The role of curvature anisotropy in the ordering of spheres on an ellipsoid

TL;DR

This study uses large-scale simulations and experiments to explore how curvature anisotropy influences the arrangement and defect formation of particles on ellipsoidal surfaces, revealing complex defect patterns and packing behaviors.

Contribution

It provides new insights into the relationship between surface curvature anisotropy and particle packing, including defect distribution and scar formation, on ellipsoidal surfaces.

Findings

Defects are most common in regions of strong curvature.

Secondary maxima in defect distribution occur at high aspect ratios.

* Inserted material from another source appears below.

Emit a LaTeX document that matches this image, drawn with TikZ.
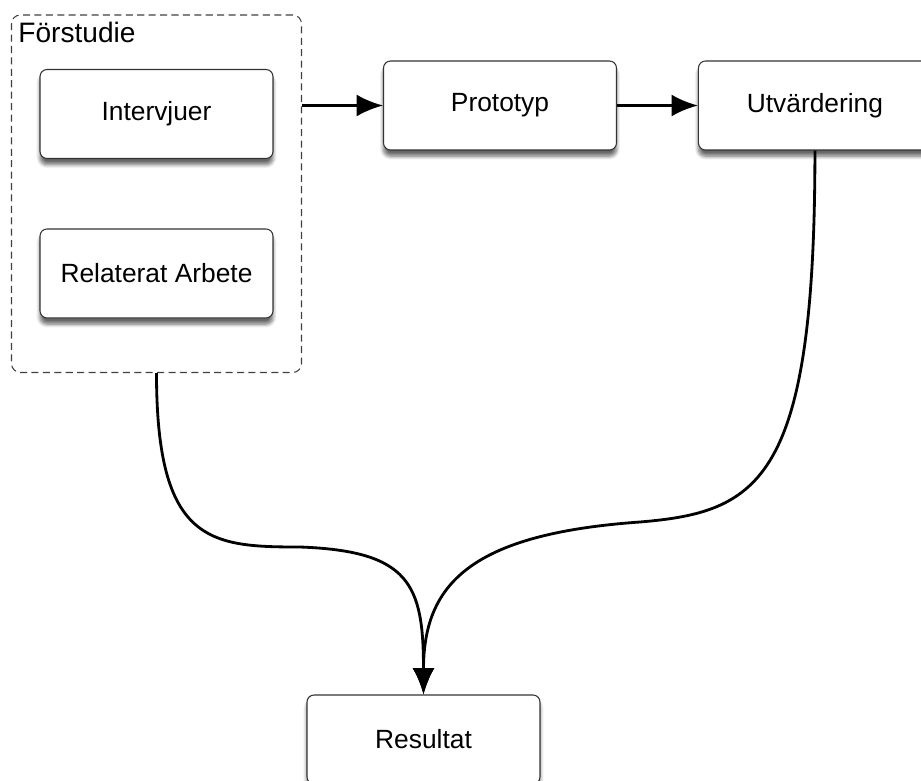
\documentclass[tikz,border=0pt]{standalone}
\usepackage{fontspec}
\setmainfont{Liberation Sans}
\usetikzlibrary{positioning,fit,arrows.meta,shadows.blur}

\tikzset{
    box/.style={draw=black!80, line width=0.6pt, rounded corners=4pt, fill=white,
        minimum width=4.66cm, minimum height=1.78cm,
        blur shadow={shadow xshift=0pt, shadow yshift=-3.5pt, shadow blur steps=6, shadow opacity=60}},
    group/.style={draw=black!75, line width=0.6pt, dash pattern=on 4pt off 2.5pt, rounded corners=5pt},
    flow/.style={line width=1.6pt, -{Latex[length=15pt,width=12.5pt]}}
}

\begin{document}
\begin{tikzpicture}[x=0.02cm, y=-0.02cm, node distance=3.19cm, font=\fontsize{15}{18}\selectfont]
    \useasboundingbox (0,0) rectangle (921,781);

    % Nodes
    \node (intervjuer) [box] at (156.5,114) {Intervjuer};
    \node (relaterat) [box, below of=intervjuer] {Relaterat Arbete};
    \node (forstudie) [group, fit=(intervjuer)(relaterat), inner xsep=0.56cm, inner ysep=1.08cm] {};
    \node (forstudielabel) [anchor=north west, inner sep=4pt, font=\fontsize{16}{19}\selectfont] at (forstudie.north west) {Förstudie};
    \node (prototyp) [box] at (500,105.5) {Prototyp};
    \node (utvardering) [box, right of=prototyp, node distance=6.3cm] {Utvärdering};
    \node (resultat) [box] at (423.5,739.5) {Resultat};

    % Arrows
    \draw[flow] (forstudie.east |- prototyp) -- (prototyp);
    \draw[flow] (prototyp) -- (utvardering);
    \draw[flow] (forstudie.south) .. controls +(0,170) and +(-90,0) .. (300,547)
        .. controls +(110,4) and +(0,-110) .. (resultat.north);
    \draw[flow] (utvardering.south) .. controls +(0,330) and +(120,-10) .. (640,522)
        .. controls +(-170,12) and +(0,-110) .. (resultat.north);
\end{tikzpicture}
\end{document}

Experimental verification of colloid-stabilized ellipsoidal droplets.

Abstract

Non-spherical emulsion droplets can be stabilized by densely packed colloidal particles adsorbed at their surface. In order to understand the microstructure of these surface packings, the ordering of hard spheres on ellipsoidal surfaces is determined through large scale computer simulations. Defects in the packing are shown generically to occur most often in regions of strong curvature; however, the relationship between defects and curvature is nontrivial, and the distribution of defects shows secondary maxima for ellipsoids of sufficiently high aspect ratio. As with packings on spherical surfaces, additional defects beyond those required by topology are observed as chains or 'scars'. The transition point, however, is found to be softened by the anisotropic curvature which also partially orients the scars. A rich library of symmetric commensurate packings are identified for low particle number. We verify experimentally that ellipsoidal droplets of varying aspect ratio can be arrested by surface-adsorbed colloids.